Speaker: Dr. Geoff Strong
Topic: The Immoralities of Climate Change
Time: Jan 10, 2024 13:30 Eastern Time (US and Canada)
Summary:
We have become familiar with the devastating impacts of our climate crisis. Since 2021 in Canada alone, we have experienced fatal heat domes, atmospheric moisture rivers, extensive wildfires, and rampaging hurricanes. We were appalled that the heat dome that moved through southern BC in June 2021 claimed more than 600 deaths, that wildfires raged in every province in 2023 and burned through more than 180,000 km2, with some claiming that CO2 from these fires exceeded all other sources. However, those statistics pale beside the frequent deaths from famine in the subtropics. Oxfam reported in May 2022 that one person dies of hunger every 48 seconds in drought-ravaged east Africa alone – that’s more than 650,000 deaths per year, and much of this can be attributed to desertification caused by climate change.

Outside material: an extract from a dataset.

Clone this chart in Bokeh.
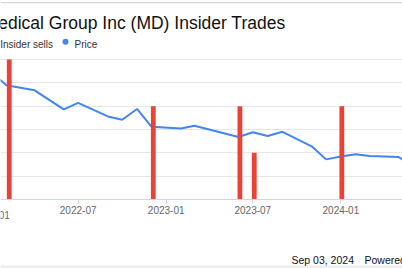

It is then sobering to realize that industrial mid-latitude countries are primarily responsible for this climate crisis. That should trigger serious questions about our ethical responsibilities to humanity and our shared biosphere. We reconsider the question: “What do we owe Earth’s future environment and descendants?” This is the greatest moral cause of our time, so that we need to consider the shrinking but best possible solutions for reducing carbon emissions immediately. The remaining question then is simply: “Will we act in time to ensure a habitable future for our descendants?”
Biography:
Geoff is an atmospheric/climate scientist by profession, a Fellow of and former national President of the Canadian Meteorological & Oceanographic Society (CMOS, 2006-07), and has received several awards from that society during his career that began in 1963. He was nominated in 2023 for the prestigious Patterson Medal from Environment Canada.
Since retiring from Environment Canada in 1998, Geoff continued research on severe thunderstorm initiation, atmospheric moisture budgets, and prairie drought. He has provided public education on climate change by teaching environmental courses (at UofA, King’s University, and VIU), given hundreds of invited public talks on climate issues, and writes various newspaper and magazine articles.